**The exercise:** Quote from the first line below through the line that contains "west, fill=white, inner", both included, and leave the pictures out.

— BEGIN —

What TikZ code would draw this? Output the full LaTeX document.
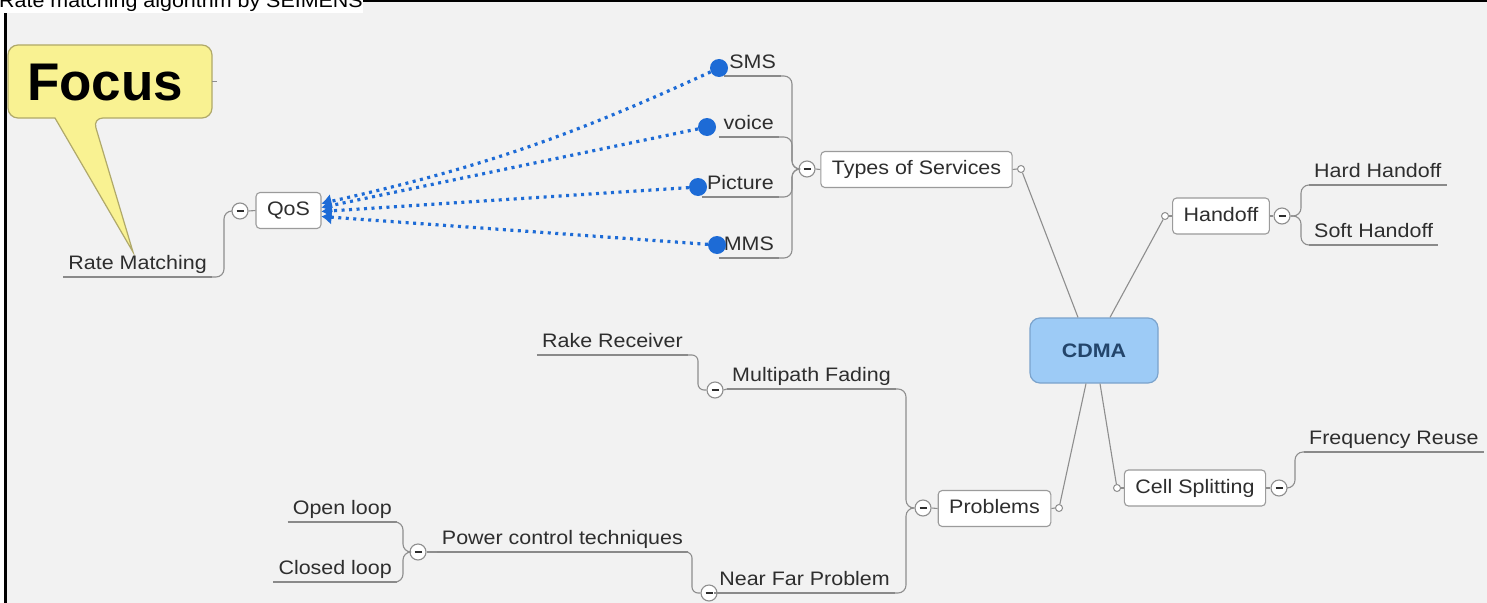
\documentclass[tikz,border=0pt]{standalone}
\usepackage{fontspec}
\setmainfont{Liberation Sans}
\newfontfamily\lab{Liberation Sans}[FakeStretch=1.1]
\usetikzlibrary{arrows.meta}
\definecolor{bg}{HTML}{F2F2F2}
\definecolor{linec}{HTML}{8E8E8E}
\definecolor{ulc}{HTML}{8A8A8A}
\definecolor{txt}{HTML}{2E2E2E}
\definecolor{boxc}{HTML}{9B9B9B}
\definecolor{cdmaf}{HTML}{9DCBF6}
\definecolor{cdmad}{HTML}{7BA3CC}
\definecolor{cdmat}{HTML}{23456B}
\definecolor{dotb}{HTML}{1D6BD6}
\definecolor{focf}{HTML}{F9F292}
\definecolor{focd}{HTML}{B0A96A}
\tikzset{
  conn/.style={draw=linec, line width=1.1pt},
  ul/.style={draw=ulc, line width=2pt},
  lbl/.style={font=\lab\fontsize{19.5}{22}\selectfont, text=txt},
  topic/.style={lbl, inner xsep=5pt, inner ysep=3pt, text height=14pt, text depth=4pt,
    append after command={(\tikzlastnode.south west) edge[ul] (\tikzlastnode.south east)}},
  box/.style={lbl, draw=boxc, fill=white, rounded corners=4pt, line width=1.1pt,
    inner xsep=11pt, minimum height=36pt, text height=14pt, text depth=4pt},
  sc/.style={circle, draw=linec, fill=white, line width=1pt, inner sep=0pt, minimum size=7pt},
  mc/.style={circle, draw=linec, fill=white, line width=1.1pt, inner sep=0pt, minimum size=16pt,
    path picture={\draw[line width=1.8pt, txt] ([xshift=-3.5pt]path picture bounding box.center) -- ([xshift=3.5pt]path picture bounding box.center);}},
  bdot/.style={circle, fill=dotb, inner sep=0pt, minimum size=18pt},
  dotc/.style={draw=dotb, line width=3.2pt, dash pattern=on 3pt off 4.5pt, -{Latex[length=10pt,width=15pt]}},
}
\begin{document}
\begin{tikzpicture}[x=1pt,y=-1pt]
\useasboundingbox (0,0) rectangle (1487,602);
\fill[white] (-5,-5) rectangle (1495,610);
\fill[bg] (5,0) rectangle (1495,610);
\draw[black, line width=3pt] (5.5,0) -- (5.5,610);
\draw[black, line width=2.5pt] (5,1.2) -- (1495,1.2);
\node[lbl, text=black, anchor=base west, fill=white, inner sep=0pt, text depth=5.5pt, text height=16pt] (title) at (-1,8) {Rate matching algorithm by SEIMENS};

% Focus callout
\draw[fill=focf, draw=focd, line width=1.2pt] (133,252) -- (55,118) [rounded corners=10pt] -- (8,118) -- (8,45) -- (212,45) -- (212,118) -- (93,118) [sharp corners] -- cycle;
\draw[linec, line width=1pt] (212,81) -- (217,81);
\node[font=\fontsize{53}{53}\selectfont\bfseries, text=black, anchor=base west, inner sep=0pt] (focus) at (27,100) {Focus};

% central node
\node[lbl, font=\lab\bfseries\fontsize{19.5}{22}\selectfont, text=cdmat, draw=cdmad, fill=cdmaf, rounded corners=10pt, line width=1.2pt, minimum width=128pt, minimum height=65pt] (cdma) at (1094,350.5) {CDMA};

% boxes
\node[box] (qos) at (288.5,210.5) {QoS};
\node[box] (types) at (916.5,169.5) {Types of Services};
\node[box] (hand) at (1221,216) {Handoff};
\node[box] (cell) at (1195,488) {Cell Splitting};
\node[box] (prob) at (994.5,508.5) {Problems};

% small connector circles
\node[sc] (sctypes) at (1021,169) {};
\node[sc] (schand) at (1165,216) {};
\node[sc] (sccell) at (1117,488) {};
\node[sc] (scprob) at (1059,508) {};

% minus circles
\node[mc] (mqos) at (240,211) {};
\node[mc] (mtypes) at (807,169) {};
\node[mc] (mhand) at (1282,216) {};
\node[mc] (mcell) at (1279,488) {};
\node[mc] (mprob) at (923,508) {};
\node[mc] (mmpf) at (715,390) {};
\node[mc] (mnf) at (709,593) {};
\node[mc] (mpct) at (418,552) {};

% topics
\node[topic, anchor=south east] (rate) at (212,277) {Rate Matching};
\node[topic, anchor=south east] (sms) at (781,76) {SMS};
\node[topic, anchor=south east] (voice) at (779,137) {voice};
\node[topic, anchor=south east] (pic) at (779,197) {Picture};
\node[topic, anchor=south east] (mms) at (779,258) {MMS};
\node[topic, anchor=south west] (hard) at (1309,185) {Hard Handoff};
\node[topic, anchor=south west] (soft) at (1309,245) {Soft Handoff};
\node[topic, anchor=south west] (freq) at (1304,452) {Frequency Reuse};
\node[topic, anchor=south east] (mpf) at (896,389) {Multipath Fading};
\node[topic, anchor=south east] (rake) at (688,355) {Rake Receiver};
\node[topic, anchor=south east] (nf) at (895,593) {Near Far Problem};
\node[topic, anchor=south east] (pct) at (688,552) {Power control techniques};
\node[topic, anchor=south east] (open) at (397,522) {Open loop};
\node[topic, anchor=south east] (closed) at (397,582) {Closed loop};

% blue dots
\node[bdot] (dsms) at (719,68) {};
\node[bdot] (dvoice) at (707,127) {};
\node[bdot] (dpic) at (698,187) {};
\node[bdot] (dmms) at (717,245) {};

% connectors
\draw[conn, rounded corners=8pt] (rate.south east) -| ([xshift=-16pt]mqos.center) -- (mqos.west);
\draw[conn] (mqos.east) -- (qos.west);
\foreach \c in {sms,voice,pic,mms}
  \draw[conn, rounded corners=8pt] (\c.south east) -| ([xshift=-15pt]mtypes.center) -- (mtypes.west);
\draw[conn] (mtypes.east) -- (types.west);
\draw[conn] (types.east) -- (sctypes.west);
\draw[conn] (sctypes) -- ([xshift=-16pt]cdma.north);
\draw[conn] (schand) -- ([xshift=16pt]cdma.north);
\draw[conn] (schand.east) -- (hand.west);
\draw[conn] (hand.east) -- (mhand.west);
\draw[conn, rounded corners=8pt] (mhand.east) -- ([xshift=19pt]mhand.center) |- (hard.south west);
\draw[conn, rounded corners=8pt] (mhand.east) -- ([xshift=19pt]mhand.center) |- (soft.south west);
\draw[conn] ([xshift=6pt]cdma.south) -- (sccell);
\draw[conn] (sccell.east) -- (cell.west);
\draw[conn] (cell.east) -- (mcell.west);
\draw[conn, rounded corners=8pt] (mcell.east) -- ([xshift=16pt]mcell.center) |- (freq.south west);
\draw[conn] ([xshift=-8pt]cdma.south) -- (scprob);
\draw[conn] (scprob.west) -- (prob.east);
\draw[conn] (prob.west) -- (mprob.east);
\draw[conn, rounded corners=8pt] (mprob.west) -- ([xshift=-17pt]mprob.center) |- (mpf.south east);
\draw[conn, rounded corners=8pt] (mprob.west) -- ([xshift=-17pt]mprob.center) |- (nf.south east);
\draw[conn] (mmpf.east) -- (mpf.south west);
\draw[conn, rounded corners=6pt] (mmpf.west) -| ([xshift=10pt]rake.south east) -- (rake.south east);
\draw[conn] (mnf.east) -- (nf.south west);
\draw[conn, rounded corners=6pt] (mnf.west) -| ([xshift=4pt]pct.south east) -- (pct.south east);
\draw[conn] (mpct.east) -- (pct.south west);
\draw[conn, rounded corners=8pt] (mpct.west) -- ([xshift=-15pt]mpct.center) |- (open.south east);
\draw[conn, rounded corners=8pt] (mpct.west) -- ([xshift=-15pt]mpct.center) |- (closed.south east);

% dotted relations
\draw[dotc] (dsms) to[bend left=6] ([yshift=7pt]qos.east);
\draw[dotc] (dvoice) -- ([yshift=3pt]qos.east);
\draw[dotc] (dpic) -- ([yshift=-1pt]qos.east);
\draw[dotc] (dmms) -- ([yshift=-6pt]qos.east);
\end{tikzpicture}
\end{document}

— END —

**Answer to this problem:**
What TikZ code would draw this? Output the full LaTeX document.
\documentclass[tikz,border=0pt]{standalone}
\usepackage{fontspec}
\setmainfont{Liberation Sans}
\newfontfamily\lab{Liberation Sans}[FakeStretch=1.1]
\usetikzlibrary{arrows.meta}
\definecolor{bg}{HTML}{F2F2F2}
\definecolor{linec}{HTML}{8E8E8E}
\definecolor{ulc}{HTML}{8A8A8A}
\definecolor{txt}{HTML}{2E2E2E}
\definecolor{boxc}{HTML}{9B9B9B}
\definecolor{cdmaf}{HTML}{9DCBF6}
\definecolor{cdmad}{HTML}{7BA3CC}
\definecolor{cdmat}{HTML}{23456B}
\definecolor{dotb}{HTML}{1D6BD6}
\definecolor{focf}{HTML}{F9F292}
\definecolor{focd}{HTML}{B0A96A}
\tikzset{
  conn/.style={draw=linec, line width=1.1pt},
  ul/.style={draw=ulc, line width=2pt},
  lbl/.style={font=\lab\fontsize{19.5}{22}\selectfont, text=txt},
  topic/.style={lbl, inner xsep=5pt, inner ysep=3pt, text height=14pt, text depth=4pt,
    append after command={(\tikzlastnode.south west) edge[ul] (\tikzlastnode.south east)}},
  box/.style={lbl, draw=boxc, fill=white, rounded corners=4pt, line width=1.1pt,
    inner xsep=11pt, minimum height=36pt, text height=14pt, text depth=4pt},
  sc/.style={circle, draw=linec, fill=white, line width=1pt, inner sep=0pt, minimum size=7pt},
  mc/.style={circle, draw=linec, fill=white, line width=1.1pt, inner sep=0pt, minimum size=16pt,
    path picture={\draw[line width=1.8pt, txt] ([xshift=-3.5pt]path picture bounding box.center) -- ([xshift=3.5pt]path picture bounding box.center);}},
  bdot/.style={circle, fill=dotb, inner sep=0pt, minimum size=18pt},
  dotc/.style={draw=dotb, line width=3.2pt, dash pattern=on 3pt off 4.5pt, -{Latex[length=10pt,width=15pt]}},
}
\begin{document}
\begin{tikzpicture}[x=1pt,y=-1pt]
\useasboundingbox (0,0) rectangle (1487,602);
\fill[white] (-5,-5) rectangle (1495,610);
\fill[bg] (5,0) rectangle (1495,610);
\draw[black, line width=3pt] (5.5,0) -- (5.5,610);
\draw[black, line width=2.5pt] (5,1.2) -- (1495,1.2);
\node[lbl, text=black, anchor=base west, fill=white, inner sep=0pt, text depth=5.5pt, text height=16pt] (title) at (-1,8) {Rate matching algorithm by SEIMENS};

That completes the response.